Consider the state $|X\rangle = \sqrt{0.9} |00\rangle + \sqrt{0.1} |11\rangle$, shared between Alice and Bob, who are located far apart.
Alice brings in an ancilla qubit at her location (left-most qubit in the kets): $|X\rangle = \sqrt{0.9} |000\rangle + \sqrt{0.1} |011\rangle$.
Now Alice performs a CNOT gate with the control being her entangled qubit, and the target being the ancilla: $|X\rangle = \sqrt{0.9} |000\rangle + \sqrt{0.1} |111\rangle$.

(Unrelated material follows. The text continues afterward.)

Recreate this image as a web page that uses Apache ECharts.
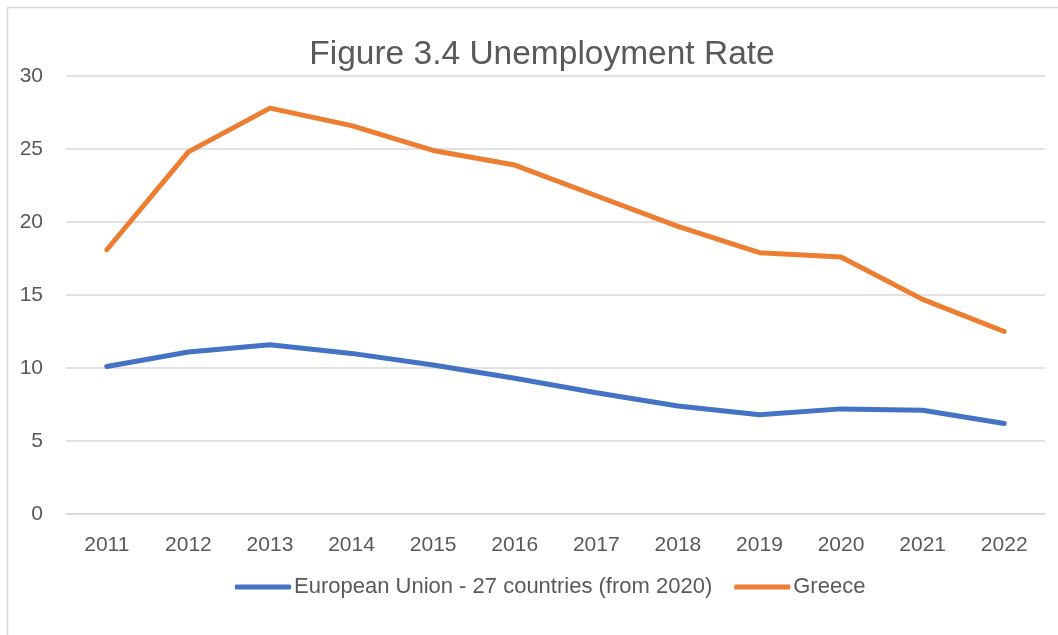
<!DOCTYPE html>
<html>
<head>
<meta charset="utf-8">
<script src="https://cdn.jsdelivr.net/npm/echarts@6/dist/echarts.min.js"></script>
<style>
  html, body { margin: 0; padding: 0; background: #ffffff; }
  #chart { width: 1058px; height: 635px; }
</style>
</head>
<body>
<div id="chart"></div>
<script>
// Unemployment rate (%), 2011–2022
const years = ['2011', '2012', '2013', '2014', '2015', '2016', '2017', '2018', '2019', '2020', '2021', '2022'];
const euRate = [10.1, 11.1, 11.6, 11.0, 10.2, 9.3, 8.3, 7.4, 6.8, 7.2, 7.1, 6.2];
const greeceRate = [18.1, 24.8, 27.8, 26.6, 24.9, 23.9, 21.8, 19.7, 17.9, 17.6, 14.7, 12.5];
const seriesNames = ['European Union - 27 countries (from 2020)', 'Greece'];

const FONT = '"Liberation Sans", Arial, sans-serif';
const TEXT = '#595959';
const GRID = '#d9d9d9';

const chart = echarts.init(document.getElementById('chart'), null, { renderer: 'canvas' });

chart.setOption({
  animation: false,
  backgroundColor: '#ffffff',
  textStyle: { fontFamily: FONT },
  // chart-area border (top and left edges visible)
  graphic: [{
    type: 'rect',
    shape: { x: 7.5, y: 7.5, width: 1200, height: 800 },
    style: { fill: 'none', stroke: GRID, lineWidth: 1.5 },
    silent: true
  }],
  title: {
    text: 'Figure 3.4 Unemployment Rate',
    left: 537,
    top: 33,
    textAlign: 'center',
    textStyle: { fontFamily: FONT, fontSize: 33.5, fontWeight: 'normal', color: TEXT }
  },
  legend: {
    data: seriesNames,
    bottom: 32,
    left: 230,
    icon: 'roundRect',
    itemWidth: 56,
    itemHeight: 5,
    itemGap: 22,
    textStyle: { fontFamily: FONT, fontSize: 22, color: TEXT, padding: [0, 0, 0, -2] }
  },
  grid: { left: 66, right: 13, top: 76, bottom: 121, containLabel: false },
  xAxis: {
    type: 'category',
    data: years,
    boundaryGap: true,
    axisLine: { show: true, lineStyle: { color: GRID, width: 1.5 } },
    axisTick: { show: false },
    axisLabel: { color: TEXT, fontSize: 21, margin: 21, fontFamily: FONT }
  },
  yAxis: {
    type: 'value',
    min: 0,
    max: 30,
    interval: 5,
    axisLine: { show: false },
    axisTick: { show: false },
    splitLine: { lineStyle: { color: GRID, width: 1.5 } },
    axisLabel: { color: TEXT, fontSize: 21, margin: 23, fontFamily: FONT }
  },
  series: [
    {
      name: seriesNames[0],
      type: 'line',
      data: euRate,
      showSymbol: false,
      symbol: 'none',
      color: '#4472C4',
      lineStyle: { width: 5, color: '#4472C4', cap: 'round', join: 'round' }
    },
    {
      name: seriesNames[1],
      type: 'line',
      data: greeceRate,
      showSymbol: false,
      symbol: 'none',
      color: '#ED7D31',
      lineStyle: { width: 5, color: '#ED7D31', cap: 'round', join: 'round' }
    }
  ]
});
</script>
</body>
</html>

Then Alice measures the ancilla in the basis $\{\sqrt{0.1} |0\rangle + \sqrt{0.9} |1\rangle , \sqrt{0.9} |0\rangle - \sqrt{0.1} |1\rangle\}$. Supposing the measurement outcome is $+1$, i.e., the ancilla collapsed to the state $\sqrt{0.1} |0\rangle + \sqrt{0.9} |1\rangle$ , the remaining state of the initial $2$ qubits will be $|X\rangle = \sqrt{0.1 \times 0.9} |00\rangle + \sqrt{0.9 \times 0.1} |11\rangle$, which is the maximally entangled state up to a normalization factor.
We started from a state that was not maximally entangled, and we were able to boost the entanglement by doing a local measurement and post-selecting on the outcome.
Is entanglement distillation using post-selection as I have described above feasible?